Begin DATASET CONTENT

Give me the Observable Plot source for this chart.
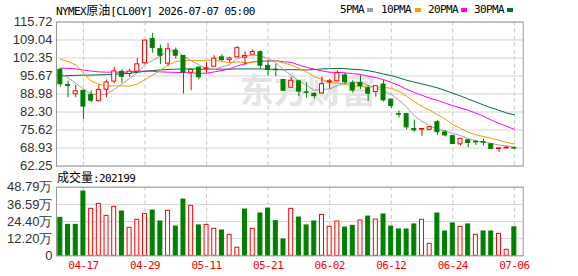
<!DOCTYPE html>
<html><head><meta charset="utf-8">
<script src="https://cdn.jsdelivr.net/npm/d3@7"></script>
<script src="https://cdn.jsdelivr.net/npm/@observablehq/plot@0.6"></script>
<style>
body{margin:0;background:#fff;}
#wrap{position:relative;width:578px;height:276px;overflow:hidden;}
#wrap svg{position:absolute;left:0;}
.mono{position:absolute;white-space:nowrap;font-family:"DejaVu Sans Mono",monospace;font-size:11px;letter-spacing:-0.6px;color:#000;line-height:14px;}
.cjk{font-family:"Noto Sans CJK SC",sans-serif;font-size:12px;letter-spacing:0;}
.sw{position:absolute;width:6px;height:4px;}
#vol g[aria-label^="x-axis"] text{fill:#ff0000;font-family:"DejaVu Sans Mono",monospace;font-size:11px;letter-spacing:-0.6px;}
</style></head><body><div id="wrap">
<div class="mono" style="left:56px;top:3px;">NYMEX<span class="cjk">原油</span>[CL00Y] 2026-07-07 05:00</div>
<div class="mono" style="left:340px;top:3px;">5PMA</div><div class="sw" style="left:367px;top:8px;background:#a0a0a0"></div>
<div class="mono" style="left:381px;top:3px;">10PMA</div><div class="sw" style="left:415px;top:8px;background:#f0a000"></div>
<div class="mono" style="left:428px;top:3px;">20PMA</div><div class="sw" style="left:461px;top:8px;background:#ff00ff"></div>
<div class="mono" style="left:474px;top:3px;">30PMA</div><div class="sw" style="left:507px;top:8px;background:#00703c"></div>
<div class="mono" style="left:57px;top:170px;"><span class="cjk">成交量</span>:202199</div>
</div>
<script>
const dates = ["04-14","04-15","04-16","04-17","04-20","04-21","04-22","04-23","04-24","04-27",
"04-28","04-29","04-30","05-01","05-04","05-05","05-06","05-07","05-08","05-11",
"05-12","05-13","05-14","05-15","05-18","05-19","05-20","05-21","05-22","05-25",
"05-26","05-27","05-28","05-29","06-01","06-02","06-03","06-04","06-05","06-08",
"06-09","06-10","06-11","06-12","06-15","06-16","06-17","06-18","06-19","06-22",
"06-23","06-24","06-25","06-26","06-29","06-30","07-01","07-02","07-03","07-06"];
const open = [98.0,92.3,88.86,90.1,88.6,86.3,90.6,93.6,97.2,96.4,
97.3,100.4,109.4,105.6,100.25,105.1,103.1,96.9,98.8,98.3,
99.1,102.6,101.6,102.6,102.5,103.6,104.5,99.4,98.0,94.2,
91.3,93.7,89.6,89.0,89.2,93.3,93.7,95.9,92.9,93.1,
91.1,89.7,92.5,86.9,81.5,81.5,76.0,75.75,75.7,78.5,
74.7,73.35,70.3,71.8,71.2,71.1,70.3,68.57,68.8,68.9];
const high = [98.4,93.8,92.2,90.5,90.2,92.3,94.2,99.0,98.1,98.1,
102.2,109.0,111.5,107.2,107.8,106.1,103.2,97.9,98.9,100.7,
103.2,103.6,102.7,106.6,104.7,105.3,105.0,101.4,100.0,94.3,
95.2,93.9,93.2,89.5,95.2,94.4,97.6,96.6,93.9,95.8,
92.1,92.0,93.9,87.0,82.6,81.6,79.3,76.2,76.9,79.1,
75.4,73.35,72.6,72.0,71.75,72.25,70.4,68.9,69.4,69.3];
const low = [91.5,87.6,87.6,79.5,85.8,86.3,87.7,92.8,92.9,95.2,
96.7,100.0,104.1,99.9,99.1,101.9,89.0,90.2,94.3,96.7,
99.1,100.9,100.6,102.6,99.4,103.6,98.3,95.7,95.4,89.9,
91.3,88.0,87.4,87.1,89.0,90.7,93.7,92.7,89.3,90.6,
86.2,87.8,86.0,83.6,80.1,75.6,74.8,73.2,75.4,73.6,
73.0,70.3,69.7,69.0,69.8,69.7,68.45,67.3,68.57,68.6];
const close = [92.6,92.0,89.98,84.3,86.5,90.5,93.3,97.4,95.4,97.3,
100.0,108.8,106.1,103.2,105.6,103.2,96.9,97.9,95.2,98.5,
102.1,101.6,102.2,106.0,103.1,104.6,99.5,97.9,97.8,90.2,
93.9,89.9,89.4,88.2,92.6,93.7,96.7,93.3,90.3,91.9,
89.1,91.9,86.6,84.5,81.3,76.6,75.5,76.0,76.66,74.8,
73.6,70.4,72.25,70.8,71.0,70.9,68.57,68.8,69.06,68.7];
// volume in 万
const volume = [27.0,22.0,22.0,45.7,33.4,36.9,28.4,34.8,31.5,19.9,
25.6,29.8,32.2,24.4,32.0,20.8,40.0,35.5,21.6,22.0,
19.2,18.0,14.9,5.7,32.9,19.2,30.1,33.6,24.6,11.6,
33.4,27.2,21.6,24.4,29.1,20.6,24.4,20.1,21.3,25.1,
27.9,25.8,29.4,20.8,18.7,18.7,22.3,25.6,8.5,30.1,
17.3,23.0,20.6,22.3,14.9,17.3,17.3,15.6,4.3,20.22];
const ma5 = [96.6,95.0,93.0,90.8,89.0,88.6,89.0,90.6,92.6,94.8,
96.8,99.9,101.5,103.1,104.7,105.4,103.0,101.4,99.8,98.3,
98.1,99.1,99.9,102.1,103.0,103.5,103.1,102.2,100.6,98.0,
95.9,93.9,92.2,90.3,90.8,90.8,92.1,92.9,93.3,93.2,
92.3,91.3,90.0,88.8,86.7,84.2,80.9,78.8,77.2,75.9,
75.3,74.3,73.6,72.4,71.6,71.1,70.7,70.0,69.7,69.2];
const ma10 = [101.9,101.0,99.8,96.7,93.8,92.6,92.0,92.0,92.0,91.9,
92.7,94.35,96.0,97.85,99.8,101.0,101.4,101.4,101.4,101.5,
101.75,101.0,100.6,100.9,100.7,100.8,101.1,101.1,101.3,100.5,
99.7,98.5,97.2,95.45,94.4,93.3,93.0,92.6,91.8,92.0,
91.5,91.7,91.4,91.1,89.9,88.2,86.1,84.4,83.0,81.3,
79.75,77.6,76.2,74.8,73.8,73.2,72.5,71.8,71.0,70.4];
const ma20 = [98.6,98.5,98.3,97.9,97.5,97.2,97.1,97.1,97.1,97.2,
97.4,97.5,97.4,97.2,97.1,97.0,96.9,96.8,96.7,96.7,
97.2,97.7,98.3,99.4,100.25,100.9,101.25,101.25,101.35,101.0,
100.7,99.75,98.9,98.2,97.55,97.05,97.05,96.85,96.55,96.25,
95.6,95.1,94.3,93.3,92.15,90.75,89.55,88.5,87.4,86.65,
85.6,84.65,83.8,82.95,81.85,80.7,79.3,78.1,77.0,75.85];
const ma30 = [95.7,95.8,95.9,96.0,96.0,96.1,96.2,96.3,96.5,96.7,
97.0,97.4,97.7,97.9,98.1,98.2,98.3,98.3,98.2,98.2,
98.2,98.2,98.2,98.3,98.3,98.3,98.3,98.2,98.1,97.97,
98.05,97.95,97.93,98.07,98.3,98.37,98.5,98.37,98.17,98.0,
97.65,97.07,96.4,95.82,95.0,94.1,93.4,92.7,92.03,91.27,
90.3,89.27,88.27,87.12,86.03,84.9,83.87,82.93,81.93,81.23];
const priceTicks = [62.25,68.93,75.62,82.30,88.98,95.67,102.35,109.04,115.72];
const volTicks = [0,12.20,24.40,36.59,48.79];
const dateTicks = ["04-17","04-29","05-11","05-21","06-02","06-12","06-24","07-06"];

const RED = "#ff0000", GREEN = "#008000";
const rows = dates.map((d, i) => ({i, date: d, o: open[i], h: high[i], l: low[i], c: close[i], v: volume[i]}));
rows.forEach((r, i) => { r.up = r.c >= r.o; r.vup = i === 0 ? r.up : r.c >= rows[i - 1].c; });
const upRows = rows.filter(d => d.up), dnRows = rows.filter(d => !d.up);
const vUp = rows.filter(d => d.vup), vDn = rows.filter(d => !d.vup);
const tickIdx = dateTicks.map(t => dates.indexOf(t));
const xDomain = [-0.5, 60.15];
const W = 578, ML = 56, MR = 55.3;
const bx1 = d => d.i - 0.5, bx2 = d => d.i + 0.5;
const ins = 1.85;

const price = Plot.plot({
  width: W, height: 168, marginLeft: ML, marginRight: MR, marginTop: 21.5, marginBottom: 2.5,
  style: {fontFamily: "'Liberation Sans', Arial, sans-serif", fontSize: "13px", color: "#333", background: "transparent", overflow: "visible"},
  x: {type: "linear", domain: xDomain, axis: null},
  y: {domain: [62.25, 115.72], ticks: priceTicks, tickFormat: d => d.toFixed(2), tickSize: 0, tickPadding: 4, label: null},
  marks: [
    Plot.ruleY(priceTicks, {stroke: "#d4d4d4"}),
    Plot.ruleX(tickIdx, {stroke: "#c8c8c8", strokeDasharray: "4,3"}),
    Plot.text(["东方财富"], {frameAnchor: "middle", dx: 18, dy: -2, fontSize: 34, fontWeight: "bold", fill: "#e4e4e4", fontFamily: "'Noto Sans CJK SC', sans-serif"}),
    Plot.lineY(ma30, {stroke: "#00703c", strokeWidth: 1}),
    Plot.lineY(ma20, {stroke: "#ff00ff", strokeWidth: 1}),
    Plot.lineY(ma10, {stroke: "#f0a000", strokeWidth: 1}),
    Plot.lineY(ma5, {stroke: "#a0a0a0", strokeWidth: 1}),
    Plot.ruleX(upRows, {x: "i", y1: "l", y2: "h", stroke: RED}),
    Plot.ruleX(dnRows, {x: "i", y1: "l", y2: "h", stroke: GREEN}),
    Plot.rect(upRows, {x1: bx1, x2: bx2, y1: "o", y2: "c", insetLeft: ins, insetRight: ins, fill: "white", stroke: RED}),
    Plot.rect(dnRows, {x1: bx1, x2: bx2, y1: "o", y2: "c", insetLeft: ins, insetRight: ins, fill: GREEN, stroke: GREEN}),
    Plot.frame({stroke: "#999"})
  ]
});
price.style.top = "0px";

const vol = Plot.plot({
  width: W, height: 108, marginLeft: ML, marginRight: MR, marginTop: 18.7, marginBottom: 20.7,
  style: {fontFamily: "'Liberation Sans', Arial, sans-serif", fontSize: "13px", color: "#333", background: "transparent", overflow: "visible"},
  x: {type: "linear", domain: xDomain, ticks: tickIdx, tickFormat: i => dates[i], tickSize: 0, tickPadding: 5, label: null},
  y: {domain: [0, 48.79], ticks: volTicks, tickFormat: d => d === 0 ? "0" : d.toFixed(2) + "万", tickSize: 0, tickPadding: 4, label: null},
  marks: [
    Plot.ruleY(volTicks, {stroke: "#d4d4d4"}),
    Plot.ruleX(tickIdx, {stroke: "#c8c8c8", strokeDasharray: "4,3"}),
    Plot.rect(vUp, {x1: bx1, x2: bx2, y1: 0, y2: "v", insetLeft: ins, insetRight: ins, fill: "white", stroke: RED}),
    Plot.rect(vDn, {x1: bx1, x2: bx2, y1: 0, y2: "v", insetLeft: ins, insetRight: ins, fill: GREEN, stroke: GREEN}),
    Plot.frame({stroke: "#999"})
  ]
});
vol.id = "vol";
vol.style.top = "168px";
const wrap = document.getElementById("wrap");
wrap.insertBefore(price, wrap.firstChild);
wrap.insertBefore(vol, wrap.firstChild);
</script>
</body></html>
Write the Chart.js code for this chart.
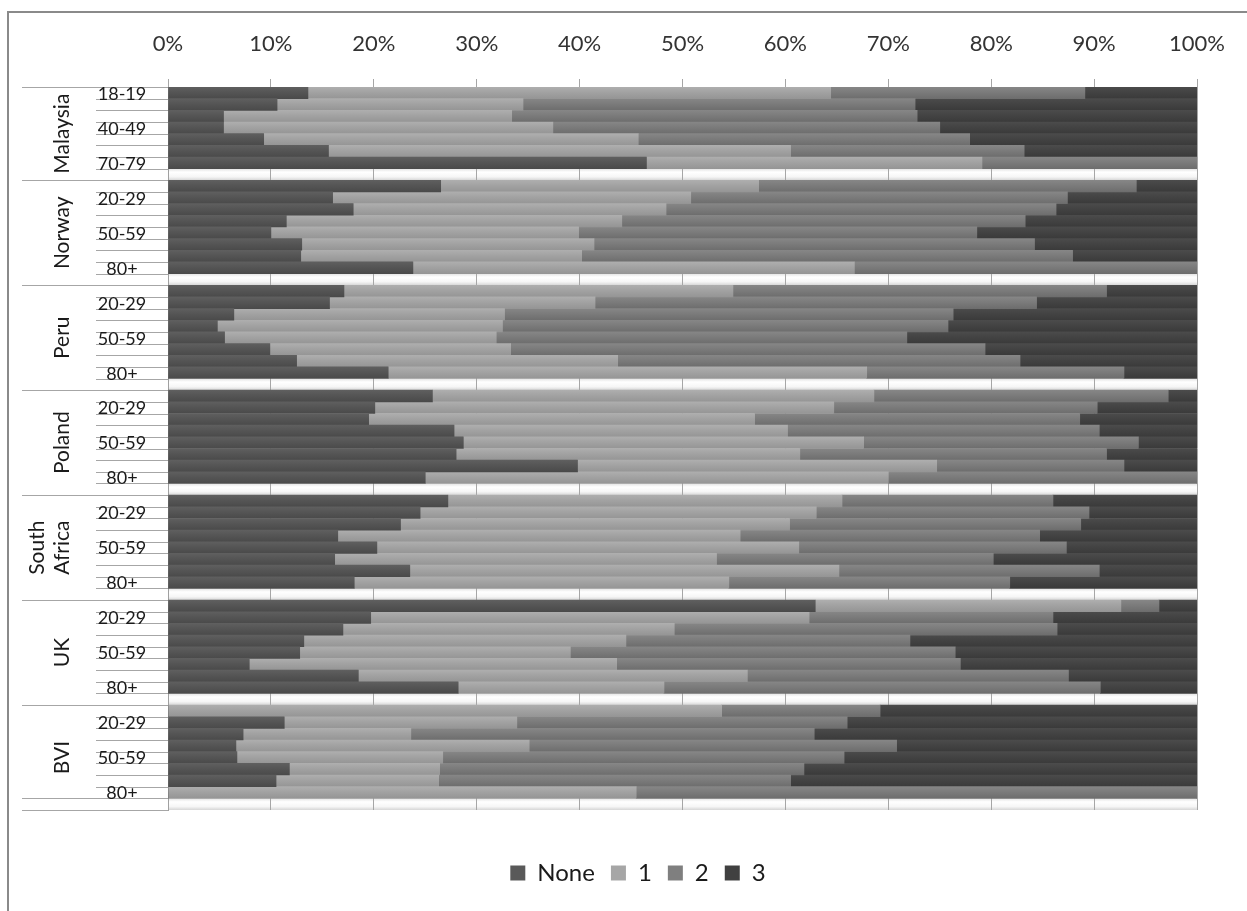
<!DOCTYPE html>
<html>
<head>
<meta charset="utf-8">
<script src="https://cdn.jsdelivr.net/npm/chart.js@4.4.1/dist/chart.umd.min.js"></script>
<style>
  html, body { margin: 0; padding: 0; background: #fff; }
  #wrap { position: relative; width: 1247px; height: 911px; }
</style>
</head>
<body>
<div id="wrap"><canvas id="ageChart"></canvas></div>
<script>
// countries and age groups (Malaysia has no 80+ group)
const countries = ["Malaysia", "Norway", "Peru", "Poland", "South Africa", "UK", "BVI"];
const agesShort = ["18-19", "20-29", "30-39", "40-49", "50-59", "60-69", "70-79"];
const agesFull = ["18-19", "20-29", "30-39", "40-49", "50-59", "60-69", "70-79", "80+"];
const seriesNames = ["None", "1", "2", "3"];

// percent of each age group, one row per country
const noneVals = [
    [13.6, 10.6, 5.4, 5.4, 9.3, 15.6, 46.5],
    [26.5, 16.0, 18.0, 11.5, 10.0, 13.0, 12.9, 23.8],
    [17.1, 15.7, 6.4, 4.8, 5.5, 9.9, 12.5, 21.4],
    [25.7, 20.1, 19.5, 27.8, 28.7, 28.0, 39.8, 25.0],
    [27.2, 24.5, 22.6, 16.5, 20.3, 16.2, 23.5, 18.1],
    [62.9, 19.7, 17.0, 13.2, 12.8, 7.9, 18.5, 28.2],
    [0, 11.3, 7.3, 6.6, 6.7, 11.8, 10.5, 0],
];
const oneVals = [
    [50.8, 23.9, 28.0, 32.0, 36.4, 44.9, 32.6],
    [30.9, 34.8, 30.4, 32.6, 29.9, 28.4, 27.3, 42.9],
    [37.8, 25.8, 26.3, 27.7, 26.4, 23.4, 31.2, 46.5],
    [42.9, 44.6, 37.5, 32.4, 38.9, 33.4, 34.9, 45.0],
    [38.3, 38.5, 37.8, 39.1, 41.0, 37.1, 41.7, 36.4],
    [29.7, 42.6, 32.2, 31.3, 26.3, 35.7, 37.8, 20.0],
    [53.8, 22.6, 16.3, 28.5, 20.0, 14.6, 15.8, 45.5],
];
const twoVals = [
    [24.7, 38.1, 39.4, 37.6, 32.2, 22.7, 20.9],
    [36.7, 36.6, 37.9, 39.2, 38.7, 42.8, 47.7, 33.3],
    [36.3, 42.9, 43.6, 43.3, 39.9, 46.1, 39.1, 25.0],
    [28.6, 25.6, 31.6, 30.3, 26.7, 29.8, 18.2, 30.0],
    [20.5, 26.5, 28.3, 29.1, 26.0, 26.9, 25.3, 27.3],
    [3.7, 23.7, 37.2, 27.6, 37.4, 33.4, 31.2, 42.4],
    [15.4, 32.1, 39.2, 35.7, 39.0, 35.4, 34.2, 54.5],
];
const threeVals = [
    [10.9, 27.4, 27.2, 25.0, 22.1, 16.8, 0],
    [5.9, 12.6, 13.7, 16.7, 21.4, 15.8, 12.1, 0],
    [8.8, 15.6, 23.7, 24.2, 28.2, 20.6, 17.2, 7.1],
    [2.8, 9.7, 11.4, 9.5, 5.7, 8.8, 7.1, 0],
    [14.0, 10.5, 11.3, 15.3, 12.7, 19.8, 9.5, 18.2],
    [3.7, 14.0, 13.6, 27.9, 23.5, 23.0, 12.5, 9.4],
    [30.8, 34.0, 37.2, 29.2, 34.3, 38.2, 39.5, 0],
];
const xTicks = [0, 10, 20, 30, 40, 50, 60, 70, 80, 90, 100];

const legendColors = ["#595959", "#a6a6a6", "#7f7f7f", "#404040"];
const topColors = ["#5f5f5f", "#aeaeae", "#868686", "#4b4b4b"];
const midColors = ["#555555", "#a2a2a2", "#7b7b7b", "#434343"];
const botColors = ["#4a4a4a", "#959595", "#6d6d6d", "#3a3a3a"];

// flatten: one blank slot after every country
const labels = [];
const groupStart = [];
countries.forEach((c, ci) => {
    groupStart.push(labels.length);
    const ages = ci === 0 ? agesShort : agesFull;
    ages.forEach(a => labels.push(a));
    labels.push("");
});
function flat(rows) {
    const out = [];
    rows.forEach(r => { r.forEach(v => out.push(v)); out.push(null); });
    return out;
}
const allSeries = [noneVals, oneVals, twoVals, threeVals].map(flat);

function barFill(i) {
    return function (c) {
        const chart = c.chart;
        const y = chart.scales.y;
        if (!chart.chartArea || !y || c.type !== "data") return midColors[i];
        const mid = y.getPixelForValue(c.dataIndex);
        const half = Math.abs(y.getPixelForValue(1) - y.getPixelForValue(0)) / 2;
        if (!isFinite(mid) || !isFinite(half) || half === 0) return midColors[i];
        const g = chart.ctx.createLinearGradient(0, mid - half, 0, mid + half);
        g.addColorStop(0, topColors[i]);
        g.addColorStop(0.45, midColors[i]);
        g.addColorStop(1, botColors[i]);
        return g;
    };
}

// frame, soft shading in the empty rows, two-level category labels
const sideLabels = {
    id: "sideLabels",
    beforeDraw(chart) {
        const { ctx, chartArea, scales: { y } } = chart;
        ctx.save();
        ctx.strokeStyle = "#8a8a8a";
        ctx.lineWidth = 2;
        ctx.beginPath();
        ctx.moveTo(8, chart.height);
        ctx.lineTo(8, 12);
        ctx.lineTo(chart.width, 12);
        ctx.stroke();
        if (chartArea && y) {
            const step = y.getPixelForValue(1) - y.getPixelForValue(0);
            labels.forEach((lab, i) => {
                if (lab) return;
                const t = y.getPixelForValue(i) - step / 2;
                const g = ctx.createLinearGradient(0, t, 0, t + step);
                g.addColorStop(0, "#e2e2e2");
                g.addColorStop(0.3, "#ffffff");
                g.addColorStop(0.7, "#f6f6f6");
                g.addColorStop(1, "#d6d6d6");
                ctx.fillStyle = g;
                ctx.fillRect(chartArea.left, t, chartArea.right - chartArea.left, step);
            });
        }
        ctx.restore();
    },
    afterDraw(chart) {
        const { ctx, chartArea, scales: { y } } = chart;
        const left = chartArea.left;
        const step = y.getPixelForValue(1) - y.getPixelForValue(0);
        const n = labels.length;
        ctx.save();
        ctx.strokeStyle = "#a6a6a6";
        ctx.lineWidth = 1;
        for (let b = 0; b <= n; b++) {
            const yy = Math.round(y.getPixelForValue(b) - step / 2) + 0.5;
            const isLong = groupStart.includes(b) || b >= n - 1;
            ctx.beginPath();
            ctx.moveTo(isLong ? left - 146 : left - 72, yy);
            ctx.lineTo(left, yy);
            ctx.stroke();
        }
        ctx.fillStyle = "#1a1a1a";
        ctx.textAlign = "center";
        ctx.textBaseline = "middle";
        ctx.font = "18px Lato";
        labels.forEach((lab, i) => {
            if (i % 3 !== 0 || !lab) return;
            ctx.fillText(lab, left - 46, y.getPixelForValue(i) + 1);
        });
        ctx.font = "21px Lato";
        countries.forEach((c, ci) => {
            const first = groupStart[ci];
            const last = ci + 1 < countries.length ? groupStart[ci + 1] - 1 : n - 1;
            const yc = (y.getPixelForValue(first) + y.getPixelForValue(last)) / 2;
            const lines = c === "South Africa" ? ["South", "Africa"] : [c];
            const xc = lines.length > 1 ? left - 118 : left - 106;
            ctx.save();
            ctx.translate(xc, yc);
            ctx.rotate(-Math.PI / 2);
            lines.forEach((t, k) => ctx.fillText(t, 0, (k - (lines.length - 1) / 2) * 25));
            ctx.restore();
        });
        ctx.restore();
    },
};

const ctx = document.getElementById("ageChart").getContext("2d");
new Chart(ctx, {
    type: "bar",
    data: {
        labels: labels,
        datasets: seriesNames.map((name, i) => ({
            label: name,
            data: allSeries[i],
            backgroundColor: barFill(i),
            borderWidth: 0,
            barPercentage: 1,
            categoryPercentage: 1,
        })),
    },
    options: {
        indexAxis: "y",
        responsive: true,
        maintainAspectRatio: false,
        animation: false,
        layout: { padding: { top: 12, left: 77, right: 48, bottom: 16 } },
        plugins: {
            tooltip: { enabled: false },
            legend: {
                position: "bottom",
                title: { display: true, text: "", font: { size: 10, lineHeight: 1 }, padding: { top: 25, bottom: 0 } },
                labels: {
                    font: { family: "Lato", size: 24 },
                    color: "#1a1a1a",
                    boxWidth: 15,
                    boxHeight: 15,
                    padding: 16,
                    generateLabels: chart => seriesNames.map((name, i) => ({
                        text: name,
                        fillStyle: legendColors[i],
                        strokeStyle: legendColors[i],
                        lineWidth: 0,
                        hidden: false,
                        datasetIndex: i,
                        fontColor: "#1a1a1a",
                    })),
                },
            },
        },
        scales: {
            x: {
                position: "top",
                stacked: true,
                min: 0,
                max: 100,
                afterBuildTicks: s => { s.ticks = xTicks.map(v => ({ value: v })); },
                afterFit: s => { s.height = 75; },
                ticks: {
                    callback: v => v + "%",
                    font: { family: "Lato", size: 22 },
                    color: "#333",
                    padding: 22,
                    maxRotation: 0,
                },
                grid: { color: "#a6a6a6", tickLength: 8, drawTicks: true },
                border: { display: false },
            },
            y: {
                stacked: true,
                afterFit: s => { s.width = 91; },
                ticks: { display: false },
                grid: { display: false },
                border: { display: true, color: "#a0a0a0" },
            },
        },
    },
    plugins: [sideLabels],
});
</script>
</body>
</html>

End DATASET CONTENT

SET TASK → Among the lines above, count those containing the word "this" and give nothing but the result.

SOLVED EXERCISE → 2